Por su parte, Amnistía Internacional ha denunciado que la «guerra contra el terrorismo», liderada por Estados Unidos se está llevando por delante 60 años de derecho internacional. Las prácticas de tortura que EE. UU. aplicó a detenidos en las cárceles de Abu Ghraib (Irak), Bagram (Afganistán) y Guantánamo (Cuba), prohibidas por todas las convenciones internacionales, se practican bajo un nuevo lenguaje que aspira a hacerlas admisibles con expresiones como «manipulación sensorial» o «posturas estresantes». Amnistía considera que en el 2004 se ha documentado por vez primera la «subcontratación de la tortura» por parte de EE. UU., trasladando a detenidos hacia países como Marruecos y Egipto, que toleran esas prácticas.

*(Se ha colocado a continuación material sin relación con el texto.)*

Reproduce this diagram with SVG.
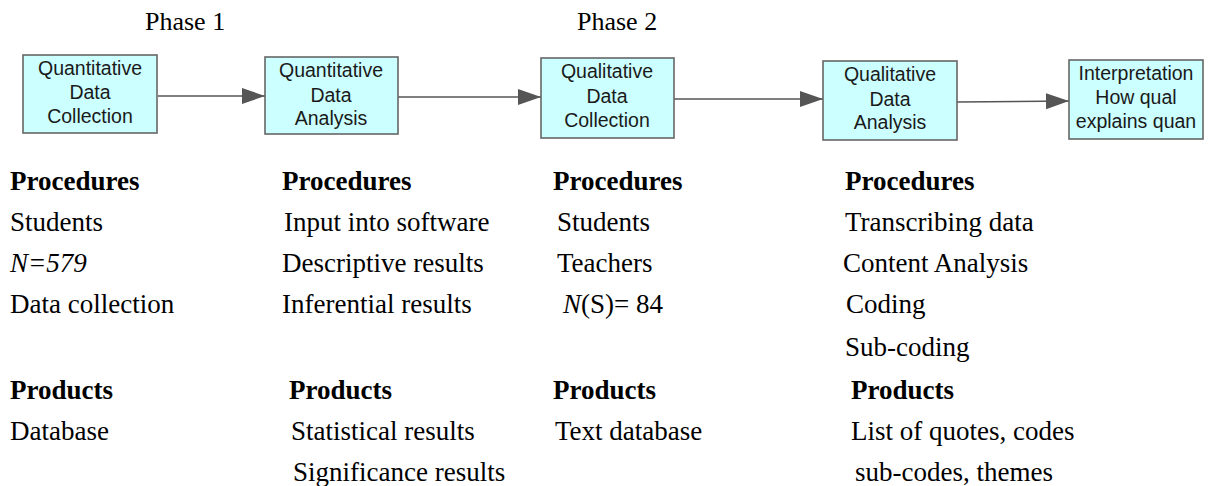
<svg xmlns="http://www.w3.org/2000/svg" width="1210" height="486" viewBox="0 0 1210 486">
<style>
.box{fill:#ccffff;stroke:#666;stroke-width:1.6}
.bt{font-family:"Liberation Sans",Arial,sans-serif;font-size:19.5px;fill:#1a1a1a;text-anchor:middle}
.t{font-family:"Liberation Serif","Times New Roman",serif;font-size:27px;fill:#000}
.ph{font-size:26px}
.b{font-weight:bold}
.ln{stroke:#555;stroke-width:1.6;fill:none}
</style>
<defs>
<marker id="ah" markerWidth="24" markerHeight="18" refX="23" refY="8" orient="auto" markerUnits="userSpaceOnUse">
<path d="M0,0 L23,8 L0,16 Z" fill="#555"/>
</marker>
</defs>
<rect width="1210" height="486" fill="#fff"/>
<text class="t ph" x="145" y="30">Phase 1</text>
<text class="t ph" x="577" y="30">Phase 2</text>
<g id="connectors">
<line class="ln" x1="158" y1="96" x2="265" y2="96" marker-end="url(#ah)"/>
<line class="ln" x1="398" y1="97" x2="541" y2="97" marker-end="url(#ah)"/>
<line class="ln" x1="674" y1="99" x2="823" y2="99" marker-end="url(#ah)"/>
<line class="ln" x1="957" y1="102" x2="1069" y2="101" stroke-width="3" marker-end="url(#ah)"/>
</g>
<g id="n1">
<rect class="box" x="23" y="55" width="134" height="78"/>
<text class="bt" x="90" y="75">Quantitative</text>
<text class="bt" x="90" y="99">Data</text>
<text class="bt" x="90" y="123">Collection</text>
</g>
<g id="n2">
<rect class="box" x="265" y="57" width="133" height="77"/>
<text class="bt" x="331" y="77">Quantitative</text>
<text class="bt" x="331" y="102">Data</text>
<text class="bt" x="331" y="125">Analysis</text>
</g>
<g id="n3">
<rect class="box" x="541" y="58" width="133" height="80"/>
<text class="bt" x="607" y="78">Qualitative</text>
<text class="bt" x="607" y="103">Data</text>
<text class="bt" x="607" y="127">Collection</text>
</g>
<g id="n4">
<rect class="box" x="823" y="61" width="134" height="79"/>
<text class="bt" x="890" y="81">Qualitative</text>
<text class="bt" x="890" y="106">Data</text>
<text class="bt" x="890" y="129">Analysis</text>
</g>
<g id="n5">
<rect class="box" x="1069" y="60" width="134" height="79"/>
<text class="bt" x="1136" y="80">Interpretation</text>
<text class="bt" x="1136" y="104">How qual</text>
<text class="bt" x="1136" y="128">explains quan</text>
</g>
<g id="col1">
<text class="t b" x="10" y="190">Procedures</text>
<text class="t" x="10" y="231">Students</text>
<text class="t" x="10" y="272"><tspan font-style="italic">N=579</tspan></text>
<text class="t" x="10" y="313">Data collection</text>
<text class="t b" x="10" y="399">Products</text>
<text class="t" x="10" y="440">Database</text>
</g>
<g id="col2">
<text class="t b" x="282" y="190">Procedures</text>
<text class="t" x="284" y="231">Input into software</text>
<text class="t" x="282" y="272">Descriptive results</text>
<text class="t" x="282" y="313">Inferential results</text>
<text class="t b" x="289" y="399">Products</text>
<text class="t" x="291" y="440">Statistical results</text>
<text class="t" x="293" y="481">Significance results</text>
</g>
<g id="col3">
<text class="t b" x="553" y="190">Procedures</text>
<text class="t" x="557" y="231">Students</text>
<text class="t" x="557" y="272">Teachers</text>
<text class="t" x="563" y="313"><tspan font-style="italic">N</tspan>(S)= 84</text>
<text class="t b" x="553" y="399">Products</text>
<text class="t" x="555" y="440">Text database</text>
</g>
<g id="col4">
<text class="t b" x="845" y="190">Procedures</text>
<text class="t" x="845" y="231">Transcribing data</text>
<text class="t" x="843" y="272">Content Analysis</text>
<text class="t" x="846" y="313">Coding</text>
<text class="t" x="845" y="356">Sub-coding</text>
<text class="t b" x="851" y="399">Products</text>
<text class="t" x="851" y="440">List of quotes, codes</text>
<text class="t" x="855" y="481">sub-codes, themes</text>
</g>
</svg>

A la vista de estos resultados, no hace falta sumar los terribles efectos de las crueles acciones terroristas de represalia, provenientes del fundamentalismo islámico, para percibir la inutilidad de apagar los conflictos lanzando «agentes naranjas» sobre ellos. Es hora de pensar si tanto dinero destinado a la maquinaria destructora de la industria bélica (500.000 millones de dólares anuales en EE. UU.) no merece mejor destino. Mientras no cambie la visión que reduce a un enfrentamiento bélico los complejos conflictos políticos internacionales, seguirá teniendo vigencia la ácida sentencia de Robert Held: «La expresión latina 'homo homini lupus' (el hombre es un lobo para el hombre) es una vil calumnia contra los lobos».


Transcurrido un cierto tiempo, las guerras, como los golpes de Estado, aparecen como actos crueles, innecesarios e inútiles. La guerra de Vietnam, por ejemplo, acabó en 1975 y vista desde la perspectiva actual, resultan incomprensibles las causas que llevaron a un conflicto en el que perdieron la vida 3.000.000 de vietnamitas (sí, ha leído bien, tres millones) y 50.000 norteamericanos.